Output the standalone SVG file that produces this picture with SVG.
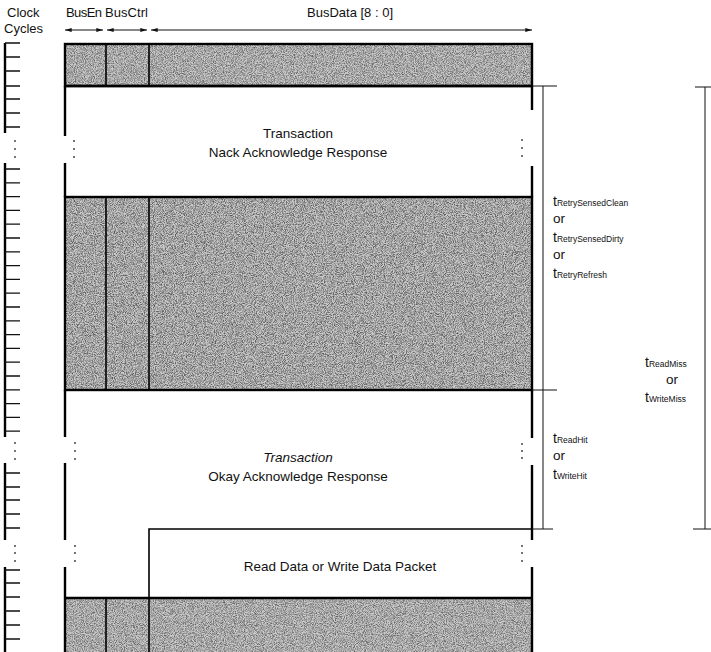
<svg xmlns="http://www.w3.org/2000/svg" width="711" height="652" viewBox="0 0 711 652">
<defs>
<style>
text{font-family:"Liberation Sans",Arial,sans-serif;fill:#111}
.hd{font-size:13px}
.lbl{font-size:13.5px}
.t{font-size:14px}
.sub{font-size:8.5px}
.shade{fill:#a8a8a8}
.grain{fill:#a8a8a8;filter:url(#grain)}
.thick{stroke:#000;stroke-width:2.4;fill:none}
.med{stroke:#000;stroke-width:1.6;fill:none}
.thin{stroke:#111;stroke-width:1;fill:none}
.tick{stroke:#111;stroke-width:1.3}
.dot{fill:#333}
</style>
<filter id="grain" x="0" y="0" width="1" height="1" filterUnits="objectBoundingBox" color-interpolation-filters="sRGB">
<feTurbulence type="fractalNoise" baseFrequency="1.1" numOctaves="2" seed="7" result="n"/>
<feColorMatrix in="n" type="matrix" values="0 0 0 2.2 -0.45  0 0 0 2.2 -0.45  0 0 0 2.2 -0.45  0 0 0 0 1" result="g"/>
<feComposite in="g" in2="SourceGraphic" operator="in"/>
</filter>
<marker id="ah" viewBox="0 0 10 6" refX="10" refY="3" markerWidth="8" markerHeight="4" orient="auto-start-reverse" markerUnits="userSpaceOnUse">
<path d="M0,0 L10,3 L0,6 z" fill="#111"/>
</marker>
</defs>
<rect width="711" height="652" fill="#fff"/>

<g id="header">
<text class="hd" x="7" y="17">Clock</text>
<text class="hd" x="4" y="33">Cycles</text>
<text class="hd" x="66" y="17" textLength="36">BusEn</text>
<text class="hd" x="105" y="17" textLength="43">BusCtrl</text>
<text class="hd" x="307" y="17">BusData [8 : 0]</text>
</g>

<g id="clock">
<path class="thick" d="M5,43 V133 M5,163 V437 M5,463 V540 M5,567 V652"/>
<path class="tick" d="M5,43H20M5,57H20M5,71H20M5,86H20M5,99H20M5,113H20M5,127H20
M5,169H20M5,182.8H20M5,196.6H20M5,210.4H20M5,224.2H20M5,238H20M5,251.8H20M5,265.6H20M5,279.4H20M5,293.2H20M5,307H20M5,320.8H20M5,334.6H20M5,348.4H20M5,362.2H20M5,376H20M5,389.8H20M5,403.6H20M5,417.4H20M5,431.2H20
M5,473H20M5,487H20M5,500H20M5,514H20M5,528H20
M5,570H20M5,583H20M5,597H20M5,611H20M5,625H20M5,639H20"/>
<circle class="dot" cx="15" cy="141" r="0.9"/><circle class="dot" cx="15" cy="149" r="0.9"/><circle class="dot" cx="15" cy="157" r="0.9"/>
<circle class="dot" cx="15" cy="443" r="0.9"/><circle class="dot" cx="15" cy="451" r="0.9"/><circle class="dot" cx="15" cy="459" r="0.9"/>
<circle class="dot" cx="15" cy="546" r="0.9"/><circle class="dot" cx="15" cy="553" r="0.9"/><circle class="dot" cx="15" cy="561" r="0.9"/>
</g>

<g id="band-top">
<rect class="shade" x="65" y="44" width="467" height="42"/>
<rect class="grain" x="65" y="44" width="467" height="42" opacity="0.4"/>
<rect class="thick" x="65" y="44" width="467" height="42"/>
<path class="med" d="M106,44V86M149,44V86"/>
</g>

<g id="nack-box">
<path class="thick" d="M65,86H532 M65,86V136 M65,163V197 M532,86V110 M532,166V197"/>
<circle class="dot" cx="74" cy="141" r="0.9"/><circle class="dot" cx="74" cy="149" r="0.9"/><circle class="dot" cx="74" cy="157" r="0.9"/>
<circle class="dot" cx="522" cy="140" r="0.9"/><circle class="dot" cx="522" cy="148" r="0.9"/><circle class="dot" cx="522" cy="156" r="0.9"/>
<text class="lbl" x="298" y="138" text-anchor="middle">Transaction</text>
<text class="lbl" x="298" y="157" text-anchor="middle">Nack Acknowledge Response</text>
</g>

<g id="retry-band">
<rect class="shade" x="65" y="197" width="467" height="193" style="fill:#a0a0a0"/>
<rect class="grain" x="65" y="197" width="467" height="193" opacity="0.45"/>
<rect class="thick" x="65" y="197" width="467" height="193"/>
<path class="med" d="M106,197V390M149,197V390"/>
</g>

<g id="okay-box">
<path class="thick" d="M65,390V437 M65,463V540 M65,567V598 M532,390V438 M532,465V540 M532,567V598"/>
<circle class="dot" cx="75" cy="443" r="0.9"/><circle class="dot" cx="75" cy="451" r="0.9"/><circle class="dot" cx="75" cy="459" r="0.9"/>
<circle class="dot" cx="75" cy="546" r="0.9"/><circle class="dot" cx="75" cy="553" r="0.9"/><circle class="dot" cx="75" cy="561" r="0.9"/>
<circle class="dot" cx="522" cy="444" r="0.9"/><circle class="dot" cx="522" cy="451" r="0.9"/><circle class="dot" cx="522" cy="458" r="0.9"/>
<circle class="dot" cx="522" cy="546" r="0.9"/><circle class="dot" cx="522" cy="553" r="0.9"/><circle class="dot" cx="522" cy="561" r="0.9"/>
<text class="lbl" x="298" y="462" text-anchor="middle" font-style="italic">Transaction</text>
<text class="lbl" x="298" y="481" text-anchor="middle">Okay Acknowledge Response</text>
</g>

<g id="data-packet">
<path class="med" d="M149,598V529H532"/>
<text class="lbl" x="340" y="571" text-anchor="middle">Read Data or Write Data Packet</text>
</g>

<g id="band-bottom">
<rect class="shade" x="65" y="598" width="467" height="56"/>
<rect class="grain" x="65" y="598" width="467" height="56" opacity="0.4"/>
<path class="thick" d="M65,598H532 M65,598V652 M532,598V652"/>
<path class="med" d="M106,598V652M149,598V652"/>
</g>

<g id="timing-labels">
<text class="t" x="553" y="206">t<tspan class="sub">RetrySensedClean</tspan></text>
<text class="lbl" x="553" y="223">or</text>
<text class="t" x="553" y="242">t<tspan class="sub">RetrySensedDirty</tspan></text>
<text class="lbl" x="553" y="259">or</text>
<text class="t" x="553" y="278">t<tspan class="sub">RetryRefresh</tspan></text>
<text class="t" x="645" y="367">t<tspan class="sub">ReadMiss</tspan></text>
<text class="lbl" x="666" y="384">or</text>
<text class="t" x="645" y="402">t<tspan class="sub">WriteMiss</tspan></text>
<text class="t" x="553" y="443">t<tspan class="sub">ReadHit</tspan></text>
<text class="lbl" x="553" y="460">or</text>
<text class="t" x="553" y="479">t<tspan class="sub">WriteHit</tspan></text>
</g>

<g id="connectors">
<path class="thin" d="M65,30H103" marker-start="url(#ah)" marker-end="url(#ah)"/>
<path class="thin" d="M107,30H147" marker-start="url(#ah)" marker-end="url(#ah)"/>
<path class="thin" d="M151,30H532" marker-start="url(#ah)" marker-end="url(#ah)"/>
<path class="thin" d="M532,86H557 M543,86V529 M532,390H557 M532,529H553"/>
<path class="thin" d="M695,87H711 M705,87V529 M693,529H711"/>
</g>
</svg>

▬▬▬▬▬▬▬▬▬▬

◆ **To do**
Copy every line above word for word and exclude the pictures.

◆ **Exercise answer**
Output the standalone SVG file that produces this picture with SVG.
<svg xmlns="http://www.w3.org/2000/svg" width="711" height="652" viewBox="0 0 711 652">
<defs>
<style>
text{font-family:"Liberation Sans",Arial,sans-serif;fill:#111}
.hd{font-size:13px}
.lbl{font-size:13.5px}
.t{font-size:14px}
.sub{font-size:8.5px}
.shade{fill:#a8a8a8}
.grain{fill:#a8a8a8;filter:url(#grain)}
.thick{stroke:#000;stroke-width:2.4;fill:none}
.med{stroke:#000;stroke-width:1.6;fill:none}
.thin{stroke:#111;stroke-width:1;fill:none}
.tick{stroke:#111;stroke-width:1.3}
.dot{fill:#333}
</style>
<filter id="grain" x="0" y="0" width="1" height="1" filterUnits="objectBoundingBox" color-interpolation-filters="sRGB">
<feTurbulence type="fractalNoise" baseFrequency="1.1" numOctaves="2" seed="7" result="n"/>
<feColorMatrix in="n" type="matrix" values="0 0 0 2.2 -0.45  0 0 0 2.2 -0.45  0 0 0 2.2 -0.45  0 0 0 0 1" result="g"/>
<feComposite in="g" in2="SourceGraphic" operator="in"/>
</filter>
<marker id="ah" viewBox="0 0 10 6" refX="10" refY="3" markerWidth="8" markerHeight="4" orient="auto-start-reverse" markerUnits="userSpaceOnUse">
<path d="M0,0 L10,3 L0,6 z" fill="#111"/>
</marker>
</defs>
<rect width="711" height="652" fill="#fff"/>

<g id="header">
<text class="hd" x="7" y="17">Clock</text>
<text class="hd" x="4" y="33">Cycles</text>
<text class="hd" x="66" y="17" textLength="36">BusEn</text>
<text class="hd" x="105" y="17" textLength="43">BusCtrl</text>
<text class="hd" x="307" y="17">BusData [8 : 0]</text>
</g>

<g id="clock">
<path class="thick" d="M5,43 V133 M5,163 V437 M5,463 V540 M5,567 V652"/>
<path class="tick" d="M5,43H20M5,57H20M5,71H20M5,86H20M5,99H20M5,113H20M5,127H20
M5,169H20M5,182.8H20M5,196.6H20M5,210.4H20M5,224.2H20M5,238H20M5,251.8H20M5,265.6H20M5,279.4H20M5,293.2H20M5,307H20M5,320.8H20M5,334.6H20M5,348.4H20M5,362.2H20M5,376H20M5,389.8H20M5,403.6H20M5,417.4H20M5,431.2H20
M5,473H20M5,487H20M5,500H20M5,514H20M5,528H20
M5,570H20M5,583H20M5,597H20M5,611H20M5,625H20M5,639H20"/>
<circle class="dot" cx="15" cy="141" r="0.9"/><circle class="dot" cx="15" cy="149" r="0.9"/><circle class="dot" cx="15" cy="157" r="0.9"/>
<circle class="dot" cx="15" cy="443" r="0.9"/><circle class="dot" cx="15" cy="451" r="0.9"/><circle class="dot" cx="15" cy="459" r="0.9"/>
<circle class="dot" cx="15" cy="546" r="0.9"/><circle class="dot" cx="15" cy="553" r="0.9"/><circle class="dot" cx="15" cy="561" r="0.9"/>
</g>

<g id="band-top">
<rect class="shade" x="65" y="44" width="467" height="42"/>
<rect class="grain" x="65" y="44" width="467" height="42" opacity="0.4"/>
<rect class="thick" x="65" y="44" width="467" height="42"/>
<path class="med" d="M106,44V86M149,44V86"/>
</g>

<g id="nack-box">
<path class="thick" d="M65,86H532 M65,86V136 M65,163V197 M532,86V110 M532,166V197"/>
<circle class="dot" cx="74" cy="141" r="0.9"/><circle class="dot" cx="74" cy="149" r="0.9"/><circle class="dot" cx="74" cy="157" r="0.9"/>
<circle class="dot" cx="522" cy="140" r="0.9"/><circle class="dot" cx="522" cy="148" r="0.9"/><circle class="dot" cx="522" cy="156" r="0.9"/>
<text class="lbl" x="298" y="138" text-anchor="middle">Transaction</text>
<text class="lbl" x="298" y="157" text-anchor="middle">Nack Acknowledge Response</text>
</g>

<g id="retry-band">
<rect class="shade" x="65" y="197" width="467" height="193" style="fill:#a0a0a0"/>
<rect class="grain" x="65" y="197" width="467" height="193" opacity="0.45"/>
<rect class="thick" x="65" y="197" width="467" height="193"/>
<path class="med" d="M106,197V390M149,197V390"/>
</g>

<g id="okay-box">
<path class="thick" d="M65,390V437 M65,463V540 M65,567V598 M532,390V438 M532,465V540 M532,567V598"/>
<circle class="dot" cx="75" cy="443" r="0.9"/><circle class="dot" cx="75" cy="451" r="0.9"/><circle class="dot" cx="75" cy="459" r="0.9"/>
<circle class="dot" cx="75" cy="546" r="0.9"/><circle class="dot" cx="75" cy="553" r="0.9"/><circle class="dot" cx="75" cy="561" r="0.9"/>
<circle class="dot" cx="522" cy="444" r="0.9"/><circle class="dot" cx="522" cy="451" r="0.9"/><circle class="dot" cx="522" cy="458" r="0.9"/>
<circle class="dot" cx="522" cy="546" r="0.9"/><circle class="dot" cx="522" cy="553" r="0.9"/><circle class="dot" cx="522" cy="561" r="0.9"/>
<text class="lbl" x="298" y="462" text-anchor="middle" font-style="italic">Transaction</text>
<text class="lbl" x="298" y="481" text-anchor="middle">Okay Acknowledge Response</text>
</g>

<g id="data-packet">
<path class="med" d="M149,598V529H532"/>
<text class="lbl" x="340" y="571" text-anchor="middle">Read Data or Write Data Packet</text>
</g>

<g id="band-bottom">
<rect class="shade" x="65" y="598" width="467" height="56"/>
<rect class="grain" x="65" y="598" width="467" height="56" opacity="0.4"/>
<path class="thick" d="M65,598H532 M65,598V652 M532,598V652"/>
<path class="med" d="M106,598V652M149,598V652"/>
</g>

<g id="timing-labels">
<text class="t" x="553" y="206">t<tspan class="sub">RetrySensedClean</tspan></text>
<text class="lbl" x="553" y="223">or</text>
<text class="t" x="553" y="242">t<tspan class="sub">RetrySensedDirty</tspan></text>
<text class="lbl" x="553" y="259">or</text>
<text class="t" x="553" y="278">t<tspan class="sub">RetryRefresh</tspan></text>
<text class="t" x="645" y="367">t<tspan class="sub">ReadMiss</tspan></text>
<text class="lbl" x="666" y="384">or</text>
<text class="t" x="645" y="402">t<tspan class="sub">WriteMiss</tspan></text>
<text class="t" x="553" y="443">t<tspan class="sub">ReadHit</tspan></text>
<text class="lbl" x="553" y="460">or</text>
<text class="t" x="553" y="479">t<tspan class="sub">WriteHit</tspan></text>
</g>

<g id="connectors">
<path class="thin" d="M65,30H103" marker-start="url(#ah)" marker-end="url(#ah)"/>
<path class="thin" d="M107,30H147" marker-start="url(#ah)" marker-end="url(#ah)"/>
<path class="thin" d="M151,30H532" marker-start="url(#ah)" marker-end="url(#ah)"/>
<path class="thin" d="M532,86H557 M543,86V529 M532,390H557 M532,529H553"/>
<path class="thin" d="M695,87H711 M705,87V529 M693,529H711"/>
</g>
</svg>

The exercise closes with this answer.